• _Task instructions_: Omit all images, then return the remaining material exactly as it stands.

━━━━━━━━━━━━━━━━

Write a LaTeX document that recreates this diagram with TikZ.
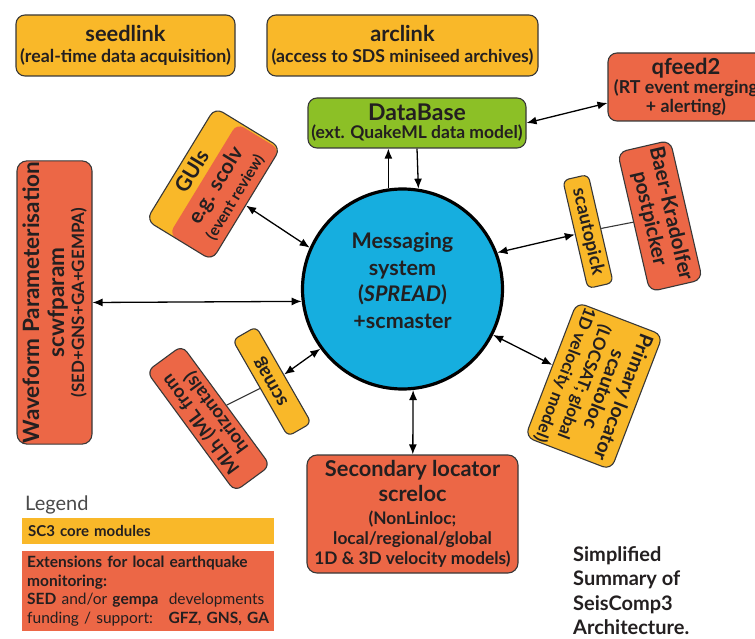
\documentclass[tikz,border=0pt]{standalone}
\usepackage{fontspec}
\setmainfont{Lato}
\usetikzlibrary{arrows.meta,calc}
\definecolor{cYel}{HTML}{F9B829}
\definecolor{cRed}{HTML}{EC6746}
\definecolor{cGreen}{HTML}{8CC026}
\definecolor{cCyan}{HTML}{16AEDF}
\definecolor{cBorder}{HTML}{383838}
\definecolor{cText}{HTML}{231F20}
\definecolor{cGrey}{HTML}{4A4A4A}
\newcommand\setfs[2]{\fontsize{#1}{#2}\selectfont}
\begin{document}
\begin{tikzpicture}[x=1pt,y=-1pt,
  >={Latex[length=10pt,width=8pt]},
  box/.style={draw=cBorder, line width=1.1pt, rounded corners=9pt, inner sep=1pt, align=center, text=cText},
  ybox/.style={box, fill=cYel},
  rbox/.style={box, fill=cRed},
  arr/.style={line width=1.3pt, draw=black, <->},
  oneway/.style={line width=1.3pt, draw=black, ->},
  conn/.style={line width=1.1pt, draw=cBorder}]
\useasboundingbox (0,0) rectangle (755,639);

% top row
\node[ybox, minimum width=219pt, minimum height=61pt, font=\bfseries\setfs{17.8}{21.5}] (seed) at (125.5,45.5) {{\setfs{21.8}{20}seedlink}\\(real-time data acquisition)};
\node[ybox, minimum width=271pt, minimum height=61pt, font=\bfseries\setfs{17.7}{21.5}] (arc) at (402.5,45.5) {{\setfs{21.8}{20}arclink}\\(access to SDS miniseed archives)};
\node[box, fill=cGreen, minimum width=218pt, minimum height=50pt, font=\bfseries\setfs{17.5}{18}] (db) at (417,123) {{\setfs{23}{20}DataBase}\\(ext. QuakeML data model)};
\node[rbox, minimum width=156pt, minimum height=68pt, font=\bfseries\setfs{17.8}{19}] (qf) at (686,87) {{\setfs{22}{20}qfeed2}\\(RT event merging\\+ alerting)};

% central circle
\node[circle, draw=black, line width=3.2pt, fill=cCyan, minimum size=200pt, inner sep=0pt] (msg) at (402.5,289) {};
\node[font=\bfseries\setfs{21.5}{26.5}, align=center, text=cText, inner sep=0pt] (msgtxt) at (402.5,280.5) {Messaging\\system\\(\textit{SPREAD})\\+scmaster};

% waveform
\node[rbox, rotate=90, minimum width=275pt, minimum height=75pt, rounded corners=10pt, font=\bfseries\setfs{17}{20}] (wf) at (54.5,302.5) {{\setfs{22.5}{22}Waveform Parameterisation}\\[5pt]{\setfs{22.5}{22}scwfparam}\\(SED+GNS+GA+GEMPA)};

% GUIs
\begin{scope}[shift={(213.5,184)}, rotate=58.6, y=1pt]
  \fill[cYel, rounded corners=9pt] (-66,-38.5) rectangle (66,38.5);
  \fill[cRed, rounded corners=8pt] (-66,-38.5) rectangle (64,11.5);
\end{scope}
\node[box, rotate=58.6, minimum width=132pt, minimum height=77pt, font=\bfseries\setfs{15.5}{21}] (gui) at (213.5,184) {{\setfs{21}{20}GUIs}\\[6pt]{\setfs{21}{20}e.g. scolv}\\(event review)};

% scmag, MLh
\node[ybox, rotate=119.8, minimum width=111pt, minimum height=27pt, rounded corners=6pt, font=\bfseries\setfs{19}{20}] (scmag) at (272,381.5) {scmag};
\node[rbox, rotate=126.3, minimum width=149pt, minimum height=44pt, rounded corners=8pt, font=\bfseries\setfs{18.5}{19}] (mlh) at (208.5,418.5) {MLh (ML from\\horizontals)};

% scautopick, Baer-Kradolfer
\node[ybox, rotate=-77, minimum width=111pt, minimum height=26pt, rounded corners=6pt, font=\bfseries\setfs{18.5}{20}] (pick) at (588,231.5) {scautopick};
\node[rbox, rotate=-77, minimum width=143pt, minimum height=54pt, font=\bfseries\setfs{20.5}{22}] (baer) at (660,216) {Baer-Kradolfer\\postpicker};

% primary locator
\node[ybox, rotate=-111, minimum width=141pt, minimum height=92pt, font=\bfseries\setfs{17}{20.5}] (prim) at (594,386) {{\setfs{19.5}{20}Primary locator}\\{\setfs{19.5}{20}scautoloc}\\(LOCSAT; global\\1D velocity model)};

% secondary locator
\node[rbox, minimum width=211pt, minimum height=118pt, rounded corners=10pt, font=\bfseries\setfs{17.3}{20}] (sec) at (412.5,514) {{\setfs{21.8}{22}Secondary locator}\\[5pt]{\setfs{21.8}{22}screloc}\\[3pt](NonLinloc;\\local/regional/global\\1D \& 3D velocity models)};

% connectors
\draw[arr] (db.east) -- ([yshift=-16pt]qf.west);
\draw[oneway] (msg.98.5) -- (db.south -| msg.98.5);
\draw[oneway] (db.south) -- (msg.81.5);
\draw[arr] (gui) -- (msg.156);
\draw[arr] (wf.south) -- (msg.187);
\draw[arr] (scmag.south) -- (msg.216);
\draw[conn] (mlh.south) -- (scmag.north);
\draw[arr] (msg.-84) -- (sec);
\draw[arr] (pick.south) -- (msg.21);
\draw[conn] (pick.north) -- (baer.south);
\draw[arr] (msg) -- (prim);

% legend
\node[anchor=west, inner sep=0pt, font=\setfs{20}{20}, text=cGrey] (legt) at (25,504.5) {Legend};
\node[fill=cYel, anchor=north west, text width=240pt, minimum height=26pt, inner xsep=6pt, inner ysep=0pt, align=left, font=\bfseries\setfs{15}{18}, text=cText] (leg1) at (22,518) {SC3 core modules};
\node[fill=cRed, anchor=north west, text width=242pt, minimum height=80pt, inner xsep=5pt, inner ysep=3pt, align=left, font=\setfs{15.5}{18.7}, text=cText] (leg2) at (22,551) {\textbf{Extensions for local earthquake}\\\textbf{monitoring:}\\\textbf{SED} and/or \textbf{gempa}\ \ developments\\funding / support:\hspace{0pt plus 1filll}\textbf{GFZ, GNS, GA}};

% title
\node[anchor=north west, inner sep=0pt, align=left, font=\bfseries\setfs{20}{24.5}, text=cText] (title) at (573,546) {Simplified\\Summary of\\SeisComp3\\Architecture.};
\end{tikzpicture}
\end{document}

━━━━━━━━━━━━━━━━

• _Task solution_:
Write a LaTeX document that recreates this diagram with TikZ.
\documentclass[tikz,border=0pt]{standalone}
\usepackage{fontspec}
\setmainfont{Lato}
\usetikzlibrary{arrows.meta,calc}
\definecolor{cYel}{HTML}{F9B829}
\definecolor{cRed}{HTML}{EC6746}
\definecolor{cGreen}{HTML}{8CC026}
\definecolor{cCyan}{HTML}{16AEDF}
\definecolor{cBorder}{HTML}{383838}
\definecolor{cText}{HTML}{231F20}
\definecolor{cGrey}{HTML}{4A4A4A}
\newcommand\setfs[2]{\fontsize{#1}{#2}\selectfont}
\begin{document}
\begin{tikzpicture}[x=1pt,y=-1pt,
  >={Latex[length=10pt,width=8pt]},
  box/.style={draw=cBorder, line width=1.1pt, rounded corners=9pt, inner sep=1pt, align=center, text=cText},
  ybox/.style={box, fill=cYel},
  rbox/.style={box, fill=cRed},
  arr/.style={line width=1.3pt, draw=black, <->},
  oneway/.style={line width=1.3pt, draw=black, ->},
  conn/.style={line width=1.1pt, draw=cBorder}]
\useasboundingbox (0,0) rectangle (755,639);

% top row
\node[ybox, minimum width=219pt, minimum height=61pt, font=\bfseries\setfs{17.8}{21.5}] (seed) at (125.5,45.5) {{\setfs{21.8}{20}seedlink}\\(real-time data acquisition)};
\node[ybox, minimum width=271pt, minimum height=61pt, font=\bfseries\setfs{17.7}{21.5}] (arc) at (402.5,45.5) {{\setfs{21.8}{20}arclink}\\(access to SDS miniseed archives)};
\node[box, fill=cGreen, minimum width=218pt, minimum height=50pt, font=\bfseries\setfs{17.5}{18}] (db) at (417,123) {{\setfs{23}{20}DataBase}\\(ext. QuakeML data model)};
\node[rbox, minimum width=156pt, minimum height=68pt, font=\bfseries\setfs{17.8}{19}] (qf) at (686,87) {{\setfs{22}{20}qfeed2}\\(RT event merging\\+ alerting)};

% central circle
\node[circle, draw=black, line width=3.2pt, fill=cCyan, minimum size=200pt, inner sep=0pt] (msg) at (402.5,289) {};
\node[font=\bfseries\setfs{21.5}{26.5}, align=center, text=cText, inner sep=0pt] (msgtxt) at (402.5,280.5) {Messaging\\system\\(\textit{SPREAD})\\+scmaster};

% waveform
\node[rbox, rotate=90, minimum width=275pt, minimum height=75pt, rounded corners=10pt, font=\bfseries\setfs{17}{20}] (wf) at (54.5,302.5) {{\setfs{22.5}{22}Waveform Parameterisation}\\[5pt]{\setfs{22.5}{22}scwfparam}\\(SED+GNS+GA+GEMPA)};

% GUIs
\begin{scope}[shift={(213.5,184)}, rotate=58.6, y=1pt]
  \fill[cYel, rounded corners=9pt] (-66,-38.5) rectangle (66,38.5);
  \fill[cRed, rounded corners=8pt] (-66,-38.5) rectangle (64,11.5);
\end{scope}
\node[box, rotate=58.6, minimum width=132pt, minimum height=77pt, font=\bfseries\setfs{15.5}{21}] (gui) at (213.5,184) {{\setfs{21}{20}GUIs}\\[6pt]{\setfs{21}{20}e.g. scolv}\\(event review)};

% scmag, MLh
\node[ybox, rotate=119.8, minimum width=111pt, minimum height=27pt, rounded corners=6pt, font=\bfseries\setfs{19}{20}] (scmag) at (272,381.5) {scmag};
\node[rbox, rotate=126.3, minimum width=149pt, minimum height=44pt, rounded corners=8pt, font=\bfseries\setfs{18.5}{19}] (mlh) at (208.5,418.5) {MLh (ML from\\horizontals)};

% scautopick, Baer-Kradolfer
\node[ybox, rotate=-77, minimum width=111pt, minimum height=26pt, rounded corners=6pt, font=\bfseries\setfs{18.5}{20}] (pick) at (588,231.5) {scautopick};
\node[rbox, rotate=-77, minimum width=143pt, minimum height=54pt, font=\bfseries\setfs{20.5}{22}] (baer) at (660,216) {Baer-Kradolfer\\postpicker};

% primary locator
\node[ybox, rotate=-111, minimum width=141pt, minimum height=92pt, font=\bfseries\setfs{17}{20.5}] (prim) at (594,386) {{\setfs{19.5}{20}Primary locator}\\{\setfs{19.5}{20}scautoloc}\\(LOCSAT; global\\1D velocity model)};

% secondary locator
\node[rbox, minimum width=211pt, minimum height=118pt, rounded corners=10pt, font=\bfseries\setfs{17.3}{20}] (sec) at (412.5,514) {{\setfs{21.8}{22}Secondary locator}\\[5pt]{\setfs{21.8}{22}screloc}\\[3pt](NonLinloc;\\local/regional/global\\1D \& 3D velocity models)};

% connectors
\draw[arr] (db.east) -- ([yshift=-16pt]qf.west);
\draw[oneway] (msg.98.5) -- (db.south -| msg.98.5);
\draw[oneway] (db.south) -- (msg.81.5);
\draw[arr] (gui) -- (msg.156);
\draw[arr] (wf.south) -- (msg.187);
\draw[arr] (scmag.south) -- (msg.216);
\draw[conn] (mlh.south) -- (scmag.north);
\draw[arr] (msg.-84) -- (sec);
\draw[arr] (pick.south) -- (msg.21);
\draw[conn] (pick.north) -- (baer.south);
\draw[arr] (msg) -- (prim);

% legend
\node[anchor=west, inner sep=0pt, font=\setfs{20}{20}, text=cGrey] (legt) at (25,504.5) {Legend};
\node[fill=cYel, anchor=north west, text width=240pt, minimum height=26pt, inner xsep=6pt, inner ysep=0pt, align=left, font=\bfseries\setfs{15}{18}, text=cText] (leg1) at (22,518) {SC3 core modules};
\node[fill=cRed, anchor=north west, text width=242pt, minimum height=80pt, inner xsep=5pt, inner ysep=3pt, align=left, font=\setfs{15.5}{18.7}, text=cText] (leg2) at (22,551) {\textbf{Extensions for local earthquake}\\\textbf{monitoring:}\\\textbf{SED} and/or \textbf{gempa}\ \ developments\\funding / support:\hspace{0pt plus 1filll}\textbf{GFZ, GNS, GA}};

% title
\node[anchor=north west, inner sep=0pt, align=left, font=\bfseries\setfs{20}{24.5}, text=cText] (title) at (573,546) {Simplified\\Summary of\\SeisComp3\\Architecture.};
\end{tikzpicture}
\end{document}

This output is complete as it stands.